● **Exercise objective**
Lines holding the string "picture" are the ones to copy; find them all in the data.

╭─ Task input

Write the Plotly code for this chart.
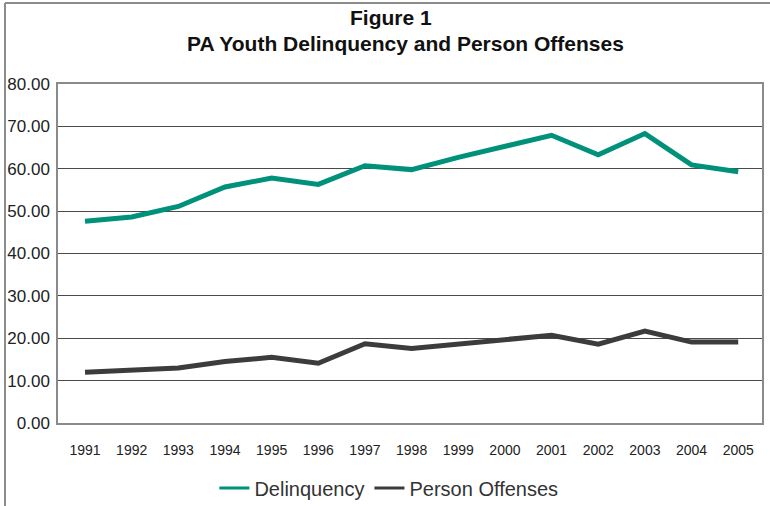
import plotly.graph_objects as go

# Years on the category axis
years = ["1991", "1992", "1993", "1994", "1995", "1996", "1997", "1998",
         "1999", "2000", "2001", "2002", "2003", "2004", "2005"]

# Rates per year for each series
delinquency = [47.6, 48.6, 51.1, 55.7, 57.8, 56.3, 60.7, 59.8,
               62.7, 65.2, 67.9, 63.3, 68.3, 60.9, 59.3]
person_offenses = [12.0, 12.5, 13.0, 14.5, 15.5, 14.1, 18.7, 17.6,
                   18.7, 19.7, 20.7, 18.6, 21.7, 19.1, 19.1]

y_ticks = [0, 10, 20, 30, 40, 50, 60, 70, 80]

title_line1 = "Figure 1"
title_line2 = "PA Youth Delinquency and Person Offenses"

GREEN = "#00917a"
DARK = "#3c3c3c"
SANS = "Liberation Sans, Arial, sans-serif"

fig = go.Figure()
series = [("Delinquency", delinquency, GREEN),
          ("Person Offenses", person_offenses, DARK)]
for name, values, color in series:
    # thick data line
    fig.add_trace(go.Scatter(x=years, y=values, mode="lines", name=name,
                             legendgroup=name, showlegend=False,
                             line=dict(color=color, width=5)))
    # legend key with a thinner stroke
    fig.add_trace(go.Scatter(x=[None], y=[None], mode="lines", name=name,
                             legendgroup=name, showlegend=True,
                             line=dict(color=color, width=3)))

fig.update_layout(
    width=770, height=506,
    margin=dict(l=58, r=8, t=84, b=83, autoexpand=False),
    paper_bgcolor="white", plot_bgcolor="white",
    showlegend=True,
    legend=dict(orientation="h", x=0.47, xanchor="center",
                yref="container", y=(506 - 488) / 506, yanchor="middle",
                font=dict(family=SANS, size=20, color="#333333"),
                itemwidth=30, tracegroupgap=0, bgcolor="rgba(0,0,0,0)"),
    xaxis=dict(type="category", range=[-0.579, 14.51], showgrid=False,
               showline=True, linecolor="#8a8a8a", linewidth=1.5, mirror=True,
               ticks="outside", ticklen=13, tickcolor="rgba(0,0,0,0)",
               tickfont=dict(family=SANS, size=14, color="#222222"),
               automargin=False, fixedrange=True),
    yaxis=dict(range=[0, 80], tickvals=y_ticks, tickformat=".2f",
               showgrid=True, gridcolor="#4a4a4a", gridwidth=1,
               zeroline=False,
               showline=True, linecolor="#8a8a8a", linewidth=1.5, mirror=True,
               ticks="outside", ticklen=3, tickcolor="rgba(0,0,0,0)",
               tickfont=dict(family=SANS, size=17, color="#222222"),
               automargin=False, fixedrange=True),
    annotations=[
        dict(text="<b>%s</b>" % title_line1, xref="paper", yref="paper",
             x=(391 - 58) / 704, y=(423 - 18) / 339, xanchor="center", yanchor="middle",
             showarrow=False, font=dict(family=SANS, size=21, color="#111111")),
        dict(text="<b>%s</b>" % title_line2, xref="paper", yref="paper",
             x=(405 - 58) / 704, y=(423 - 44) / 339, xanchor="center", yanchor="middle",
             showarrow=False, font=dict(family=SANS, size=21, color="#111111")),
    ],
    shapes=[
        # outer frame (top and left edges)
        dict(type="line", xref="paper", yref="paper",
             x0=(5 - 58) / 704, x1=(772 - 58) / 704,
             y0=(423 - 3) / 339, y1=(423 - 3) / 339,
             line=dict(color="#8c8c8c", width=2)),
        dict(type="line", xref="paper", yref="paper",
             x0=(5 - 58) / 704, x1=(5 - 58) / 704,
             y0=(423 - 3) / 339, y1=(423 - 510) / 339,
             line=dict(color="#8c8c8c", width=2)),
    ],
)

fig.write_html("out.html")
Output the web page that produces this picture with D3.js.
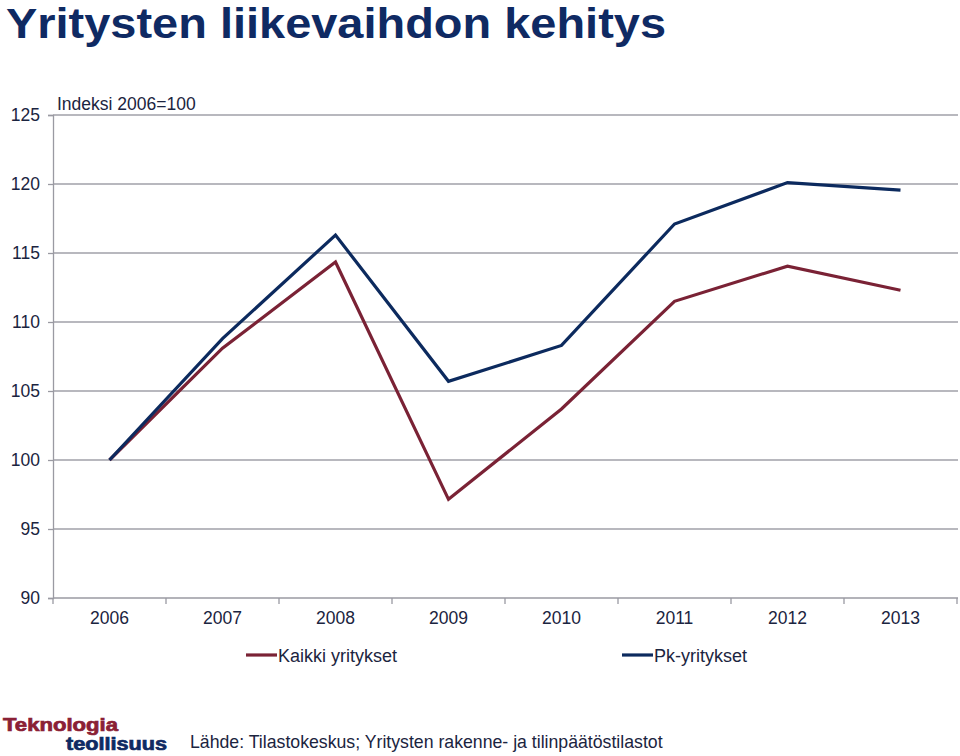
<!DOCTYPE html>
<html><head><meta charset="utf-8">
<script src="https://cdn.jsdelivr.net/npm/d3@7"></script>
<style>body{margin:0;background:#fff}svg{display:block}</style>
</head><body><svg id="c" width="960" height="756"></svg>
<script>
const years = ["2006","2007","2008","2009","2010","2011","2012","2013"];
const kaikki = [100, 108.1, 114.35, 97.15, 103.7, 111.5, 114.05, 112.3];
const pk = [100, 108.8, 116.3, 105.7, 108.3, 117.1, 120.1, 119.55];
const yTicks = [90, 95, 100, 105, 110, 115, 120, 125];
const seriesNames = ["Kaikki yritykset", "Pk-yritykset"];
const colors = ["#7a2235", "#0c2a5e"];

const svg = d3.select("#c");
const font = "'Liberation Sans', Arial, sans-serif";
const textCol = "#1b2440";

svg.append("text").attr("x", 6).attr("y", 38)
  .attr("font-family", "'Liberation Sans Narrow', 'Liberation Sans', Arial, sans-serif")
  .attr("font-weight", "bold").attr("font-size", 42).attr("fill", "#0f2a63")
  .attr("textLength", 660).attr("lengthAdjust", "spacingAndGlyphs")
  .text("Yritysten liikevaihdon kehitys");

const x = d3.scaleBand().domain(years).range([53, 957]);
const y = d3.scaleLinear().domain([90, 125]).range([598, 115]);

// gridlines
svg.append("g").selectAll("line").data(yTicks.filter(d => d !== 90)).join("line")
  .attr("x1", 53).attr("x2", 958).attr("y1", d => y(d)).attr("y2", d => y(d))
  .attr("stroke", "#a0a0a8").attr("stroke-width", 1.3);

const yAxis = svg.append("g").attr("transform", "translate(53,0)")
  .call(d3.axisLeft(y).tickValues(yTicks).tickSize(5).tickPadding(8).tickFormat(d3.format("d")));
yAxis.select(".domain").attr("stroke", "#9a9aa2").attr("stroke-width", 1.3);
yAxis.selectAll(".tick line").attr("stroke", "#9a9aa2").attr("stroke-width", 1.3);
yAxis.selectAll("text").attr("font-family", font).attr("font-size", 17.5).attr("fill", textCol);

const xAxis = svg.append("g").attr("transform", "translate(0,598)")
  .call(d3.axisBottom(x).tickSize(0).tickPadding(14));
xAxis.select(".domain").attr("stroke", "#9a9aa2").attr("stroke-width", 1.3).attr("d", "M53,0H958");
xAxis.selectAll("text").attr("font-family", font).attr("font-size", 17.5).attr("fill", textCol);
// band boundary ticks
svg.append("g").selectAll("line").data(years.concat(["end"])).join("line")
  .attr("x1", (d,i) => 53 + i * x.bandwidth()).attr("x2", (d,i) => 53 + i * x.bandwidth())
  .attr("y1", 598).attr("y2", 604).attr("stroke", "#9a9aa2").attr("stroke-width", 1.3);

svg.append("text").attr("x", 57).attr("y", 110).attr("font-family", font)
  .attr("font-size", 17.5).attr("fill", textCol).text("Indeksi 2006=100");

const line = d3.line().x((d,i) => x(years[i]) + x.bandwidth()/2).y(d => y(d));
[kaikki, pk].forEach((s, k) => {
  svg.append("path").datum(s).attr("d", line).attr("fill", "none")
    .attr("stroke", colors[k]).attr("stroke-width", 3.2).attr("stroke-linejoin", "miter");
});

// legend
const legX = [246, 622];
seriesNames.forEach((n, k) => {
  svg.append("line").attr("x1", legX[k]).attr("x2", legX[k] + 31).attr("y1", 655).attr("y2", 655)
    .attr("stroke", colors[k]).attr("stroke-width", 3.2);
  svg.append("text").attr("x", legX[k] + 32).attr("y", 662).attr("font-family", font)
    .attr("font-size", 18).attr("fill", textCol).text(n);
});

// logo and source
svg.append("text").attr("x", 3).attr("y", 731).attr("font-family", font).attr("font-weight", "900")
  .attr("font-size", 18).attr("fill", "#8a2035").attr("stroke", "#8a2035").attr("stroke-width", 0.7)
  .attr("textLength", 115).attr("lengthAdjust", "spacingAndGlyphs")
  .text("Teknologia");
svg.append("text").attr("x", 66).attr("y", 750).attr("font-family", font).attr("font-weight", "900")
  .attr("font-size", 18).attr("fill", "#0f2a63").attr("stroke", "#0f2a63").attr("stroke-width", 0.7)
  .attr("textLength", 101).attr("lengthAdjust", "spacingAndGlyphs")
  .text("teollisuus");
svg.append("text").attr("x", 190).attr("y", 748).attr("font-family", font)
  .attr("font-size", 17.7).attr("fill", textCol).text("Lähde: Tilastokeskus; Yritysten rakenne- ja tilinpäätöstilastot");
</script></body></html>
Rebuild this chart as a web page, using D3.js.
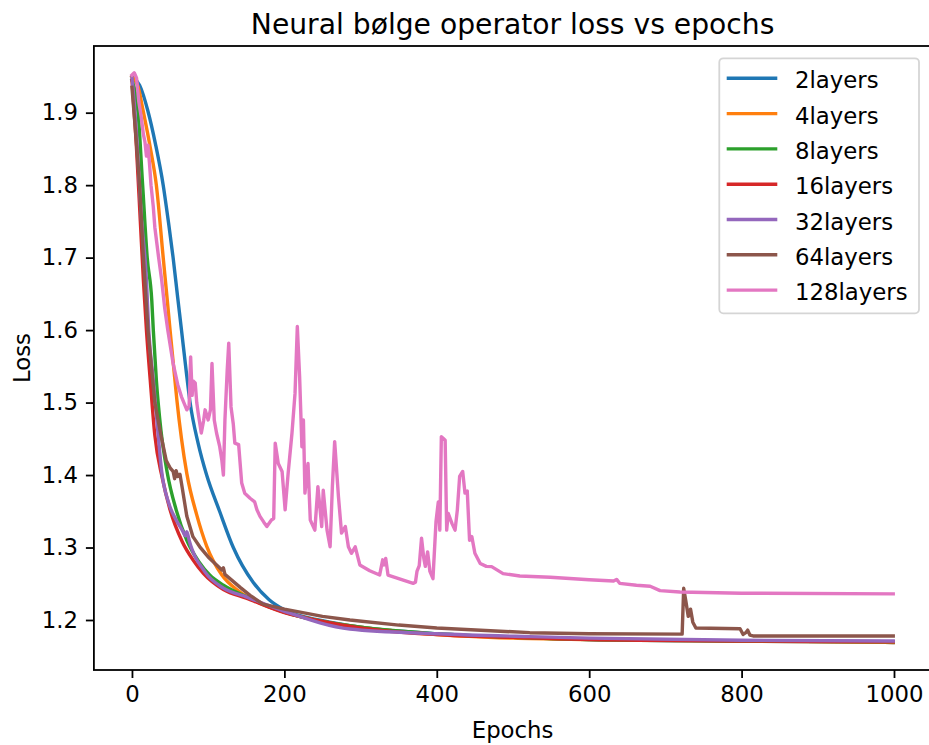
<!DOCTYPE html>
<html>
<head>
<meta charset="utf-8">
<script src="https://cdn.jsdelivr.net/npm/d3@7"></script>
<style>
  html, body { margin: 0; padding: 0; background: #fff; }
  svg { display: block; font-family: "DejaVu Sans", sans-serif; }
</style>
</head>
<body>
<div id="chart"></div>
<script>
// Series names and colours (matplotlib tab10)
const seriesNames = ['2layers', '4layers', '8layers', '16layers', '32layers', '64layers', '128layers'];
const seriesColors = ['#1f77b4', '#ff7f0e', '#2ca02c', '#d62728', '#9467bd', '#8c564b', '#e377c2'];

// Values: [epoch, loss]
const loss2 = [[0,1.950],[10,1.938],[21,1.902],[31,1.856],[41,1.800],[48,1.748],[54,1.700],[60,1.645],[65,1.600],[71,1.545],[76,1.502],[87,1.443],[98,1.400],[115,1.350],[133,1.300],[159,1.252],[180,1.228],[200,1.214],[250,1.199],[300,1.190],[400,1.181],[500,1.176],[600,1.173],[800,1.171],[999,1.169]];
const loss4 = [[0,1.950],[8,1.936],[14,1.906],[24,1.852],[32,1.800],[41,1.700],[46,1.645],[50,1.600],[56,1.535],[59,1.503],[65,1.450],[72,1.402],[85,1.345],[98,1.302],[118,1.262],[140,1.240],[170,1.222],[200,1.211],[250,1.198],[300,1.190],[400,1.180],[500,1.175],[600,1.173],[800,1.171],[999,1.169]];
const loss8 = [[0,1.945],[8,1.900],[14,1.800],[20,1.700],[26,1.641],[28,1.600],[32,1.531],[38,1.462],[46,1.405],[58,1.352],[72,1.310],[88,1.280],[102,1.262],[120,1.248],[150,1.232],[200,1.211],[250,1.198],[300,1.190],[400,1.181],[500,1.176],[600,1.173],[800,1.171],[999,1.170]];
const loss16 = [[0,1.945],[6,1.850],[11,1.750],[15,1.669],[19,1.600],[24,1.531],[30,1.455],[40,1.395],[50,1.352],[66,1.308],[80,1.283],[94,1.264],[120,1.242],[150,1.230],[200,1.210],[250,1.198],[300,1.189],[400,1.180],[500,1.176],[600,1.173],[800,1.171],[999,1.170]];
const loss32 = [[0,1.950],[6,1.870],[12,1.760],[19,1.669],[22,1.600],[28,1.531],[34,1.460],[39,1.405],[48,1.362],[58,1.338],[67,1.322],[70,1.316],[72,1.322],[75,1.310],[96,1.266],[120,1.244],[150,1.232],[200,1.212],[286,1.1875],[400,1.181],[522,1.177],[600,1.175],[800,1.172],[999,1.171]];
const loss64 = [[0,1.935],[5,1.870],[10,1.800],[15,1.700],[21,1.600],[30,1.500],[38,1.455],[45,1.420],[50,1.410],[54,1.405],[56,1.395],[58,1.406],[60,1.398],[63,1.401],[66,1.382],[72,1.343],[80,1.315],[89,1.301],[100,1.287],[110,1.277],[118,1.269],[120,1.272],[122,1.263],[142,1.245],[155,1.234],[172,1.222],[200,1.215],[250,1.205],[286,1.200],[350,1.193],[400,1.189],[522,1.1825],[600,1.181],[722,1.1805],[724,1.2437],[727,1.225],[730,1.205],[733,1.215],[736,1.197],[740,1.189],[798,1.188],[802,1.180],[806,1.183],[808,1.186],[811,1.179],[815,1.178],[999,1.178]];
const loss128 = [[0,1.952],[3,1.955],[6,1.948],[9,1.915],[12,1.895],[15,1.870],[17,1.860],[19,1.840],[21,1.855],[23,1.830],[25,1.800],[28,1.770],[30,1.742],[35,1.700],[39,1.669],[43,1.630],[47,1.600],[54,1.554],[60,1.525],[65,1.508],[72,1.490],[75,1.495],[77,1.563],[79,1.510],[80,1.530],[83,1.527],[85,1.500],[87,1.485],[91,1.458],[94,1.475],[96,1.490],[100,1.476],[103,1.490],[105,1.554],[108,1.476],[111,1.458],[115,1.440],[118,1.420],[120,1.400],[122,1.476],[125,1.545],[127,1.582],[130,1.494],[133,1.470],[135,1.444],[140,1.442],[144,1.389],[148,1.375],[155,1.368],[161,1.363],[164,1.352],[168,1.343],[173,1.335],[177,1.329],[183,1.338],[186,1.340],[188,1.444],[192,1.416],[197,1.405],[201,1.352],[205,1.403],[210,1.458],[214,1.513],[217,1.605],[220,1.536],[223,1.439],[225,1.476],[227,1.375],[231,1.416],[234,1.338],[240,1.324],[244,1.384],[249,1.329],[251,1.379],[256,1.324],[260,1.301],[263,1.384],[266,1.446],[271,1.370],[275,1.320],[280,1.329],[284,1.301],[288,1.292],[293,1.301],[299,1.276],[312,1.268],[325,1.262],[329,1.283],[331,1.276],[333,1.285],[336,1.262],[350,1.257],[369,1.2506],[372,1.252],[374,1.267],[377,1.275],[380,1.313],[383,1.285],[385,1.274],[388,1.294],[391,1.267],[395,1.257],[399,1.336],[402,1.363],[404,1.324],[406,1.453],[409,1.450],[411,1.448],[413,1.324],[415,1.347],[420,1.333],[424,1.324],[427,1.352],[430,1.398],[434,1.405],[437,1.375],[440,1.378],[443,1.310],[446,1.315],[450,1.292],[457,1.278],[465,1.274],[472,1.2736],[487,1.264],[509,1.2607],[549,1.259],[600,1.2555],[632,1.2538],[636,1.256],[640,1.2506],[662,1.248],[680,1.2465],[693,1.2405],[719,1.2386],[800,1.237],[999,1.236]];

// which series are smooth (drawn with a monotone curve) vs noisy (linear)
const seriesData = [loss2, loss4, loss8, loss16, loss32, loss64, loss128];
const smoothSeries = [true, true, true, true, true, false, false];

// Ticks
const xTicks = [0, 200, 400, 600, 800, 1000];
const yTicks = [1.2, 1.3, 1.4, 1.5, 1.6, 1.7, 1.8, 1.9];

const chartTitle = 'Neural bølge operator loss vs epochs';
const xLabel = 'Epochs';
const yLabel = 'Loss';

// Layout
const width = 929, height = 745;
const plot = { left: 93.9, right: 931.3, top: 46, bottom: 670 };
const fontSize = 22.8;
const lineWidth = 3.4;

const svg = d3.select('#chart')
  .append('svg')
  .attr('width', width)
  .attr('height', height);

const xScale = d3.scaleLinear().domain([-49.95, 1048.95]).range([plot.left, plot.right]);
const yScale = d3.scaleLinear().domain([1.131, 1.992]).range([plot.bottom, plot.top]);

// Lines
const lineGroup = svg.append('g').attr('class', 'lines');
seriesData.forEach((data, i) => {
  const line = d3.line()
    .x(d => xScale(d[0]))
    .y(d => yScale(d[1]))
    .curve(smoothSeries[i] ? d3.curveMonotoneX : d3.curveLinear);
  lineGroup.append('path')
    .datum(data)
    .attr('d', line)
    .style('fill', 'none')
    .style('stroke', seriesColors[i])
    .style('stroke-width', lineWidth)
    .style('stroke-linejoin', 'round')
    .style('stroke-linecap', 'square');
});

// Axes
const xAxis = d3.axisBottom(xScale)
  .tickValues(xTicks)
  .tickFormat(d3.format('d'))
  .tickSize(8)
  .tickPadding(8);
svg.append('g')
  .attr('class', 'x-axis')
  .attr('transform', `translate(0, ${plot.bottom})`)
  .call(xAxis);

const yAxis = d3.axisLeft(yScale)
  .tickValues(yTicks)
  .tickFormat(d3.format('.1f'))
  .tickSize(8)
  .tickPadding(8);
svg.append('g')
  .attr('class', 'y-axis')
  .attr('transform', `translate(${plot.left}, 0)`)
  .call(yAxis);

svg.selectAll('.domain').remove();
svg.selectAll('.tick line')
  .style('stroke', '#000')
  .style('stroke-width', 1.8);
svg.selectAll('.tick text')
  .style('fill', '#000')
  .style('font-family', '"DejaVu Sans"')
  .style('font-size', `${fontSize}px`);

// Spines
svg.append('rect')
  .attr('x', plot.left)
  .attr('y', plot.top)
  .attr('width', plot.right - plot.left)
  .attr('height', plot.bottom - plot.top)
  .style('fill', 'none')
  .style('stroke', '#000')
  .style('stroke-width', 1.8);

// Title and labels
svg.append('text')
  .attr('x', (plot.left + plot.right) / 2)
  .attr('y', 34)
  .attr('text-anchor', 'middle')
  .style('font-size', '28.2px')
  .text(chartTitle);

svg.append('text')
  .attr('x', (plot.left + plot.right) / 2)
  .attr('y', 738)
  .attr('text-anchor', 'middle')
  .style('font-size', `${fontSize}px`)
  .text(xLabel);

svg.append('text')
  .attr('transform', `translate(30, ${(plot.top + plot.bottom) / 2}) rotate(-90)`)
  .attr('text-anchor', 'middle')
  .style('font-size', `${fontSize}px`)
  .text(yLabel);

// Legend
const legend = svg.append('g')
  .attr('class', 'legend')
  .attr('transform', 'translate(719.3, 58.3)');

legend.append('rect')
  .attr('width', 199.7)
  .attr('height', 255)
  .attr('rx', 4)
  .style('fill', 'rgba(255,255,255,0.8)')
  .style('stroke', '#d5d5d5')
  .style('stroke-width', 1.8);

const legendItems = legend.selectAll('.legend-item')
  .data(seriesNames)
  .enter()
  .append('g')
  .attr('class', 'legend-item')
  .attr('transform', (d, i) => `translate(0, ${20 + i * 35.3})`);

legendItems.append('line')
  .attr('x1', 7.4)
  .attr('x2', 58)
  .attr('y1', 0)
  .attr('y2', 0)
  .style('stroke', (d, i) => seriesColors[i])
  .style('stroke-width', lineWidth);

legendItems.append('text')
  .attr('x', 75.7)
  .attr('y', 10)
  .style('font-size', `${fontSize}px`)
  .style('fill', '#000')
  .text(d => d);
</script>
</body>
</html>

╰─

● **Answer to the task**
Output the web page that produces this picture with D3.js.

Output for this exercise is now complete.